When the explanatory variable is categorical, violins make it straightforward to compare distributions and are easy to draw with the geom_violin() function.

Code
Small %>% select(HealthGen, Poverty) %>% na.omit() %>%
  ggplot(aes(x=HealthGen, y=Poverty)) +
  geom_jitter(size=.1, width=0.15, alpha=0.3) +
  geom_violin(fill="blue", alpha=0.5, color=NA) +
  xlab("Self-assessed health condition") +
  ylab("Income (multiple of poverty level)")

Figure 14.3: ?(caption)

You can think of the violin as a sideways histogram drawn with no bars and with mirror-image symmetry.

The Null model

Occasionally, we will have reason to build models without any explanatory variables. Or, more precisely, models with only one explanatory variable whose value is the same in all rows, signified by 1. In terms of a tilde expression, such models look like income ~ 1. The left-hand side of the tilde expression is, as always, the response variable.
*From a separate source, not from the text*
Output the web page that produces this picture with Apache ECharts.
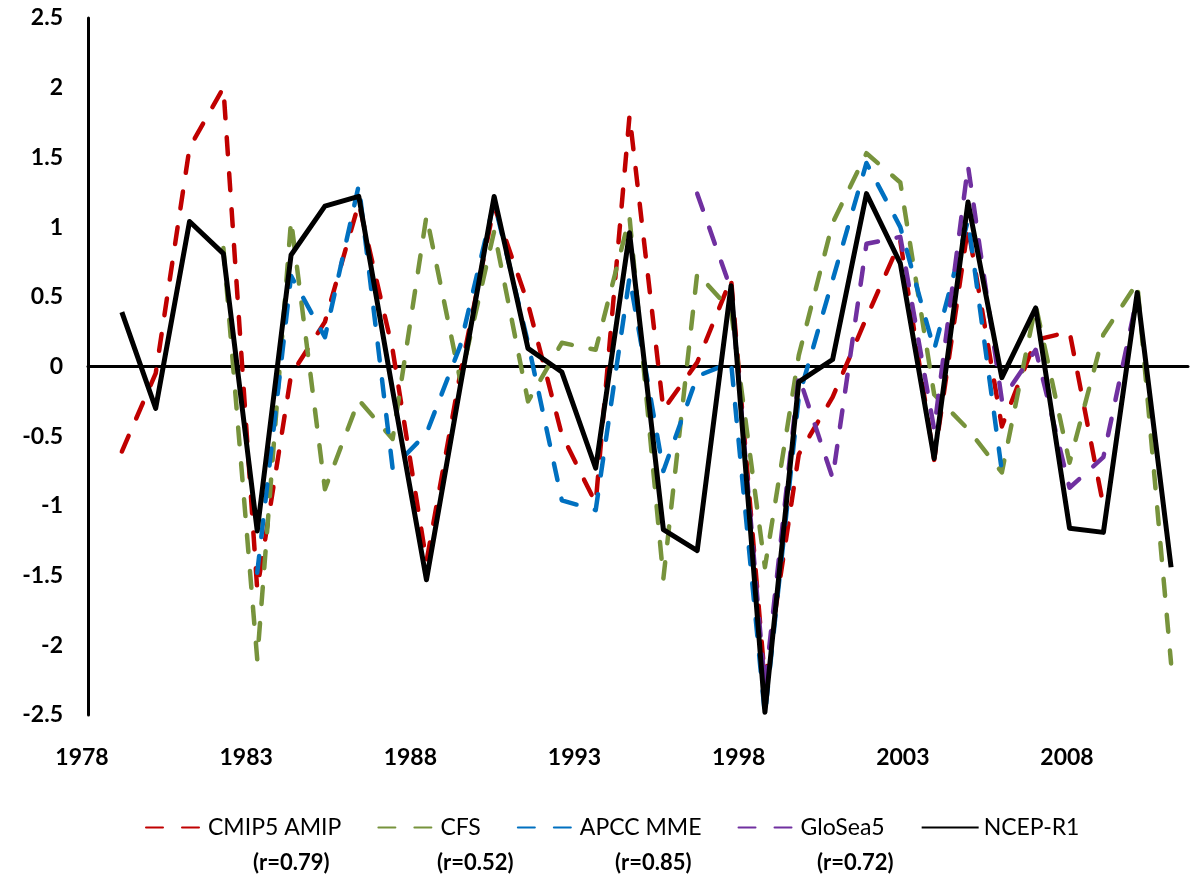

Graphically, the lack of an explanatory variable means that the horizontal axis is used only to provide space for jittering, violins, and other graphical annotations that extend horizontally. Tick marks on the horizontal axis are meaningless. Figure 14.4 shows the same data as Figure 14.3, but without being broken down by health condition.

Code
Stats <- df_stats(Poverty ~ 1, Small, quantile(c(0.33, 0.66)))
Small %>% select(Poverty) %>% 
  ggplot(aes(x=1, y=Poverty)) +
  geom_jitter(size=.1, width=0.1, alpha=0.3) +
#  geom_boxplot(aes(x=1.5), width=0.1, color="green", fill=NA, alpha=1) +
  geom_violin(fill="blue", alpha=0.3, color=NA) +
  geom_errorbar(aes(ymin=`33%`, ymax=`66%`), y=NA, 
                color="magenta", linewidth=1, width=0.05, 
                data = Stats) +
  xlab("") +
  ylab("Income (multiple of poverty level)")

Figure 14.4: When there is no explanatory variable, the horizontal axis is merely a placeholder.

The violin plot shows a clear bimodal distribution, which we know from Figure 14.3 comes from the different distributions for people in different health conditions. Just for illustration, the \(\color{magenta}{\text{magenta}}\) line segment, drawn as an “error bar,” shows the middle third of the distribution.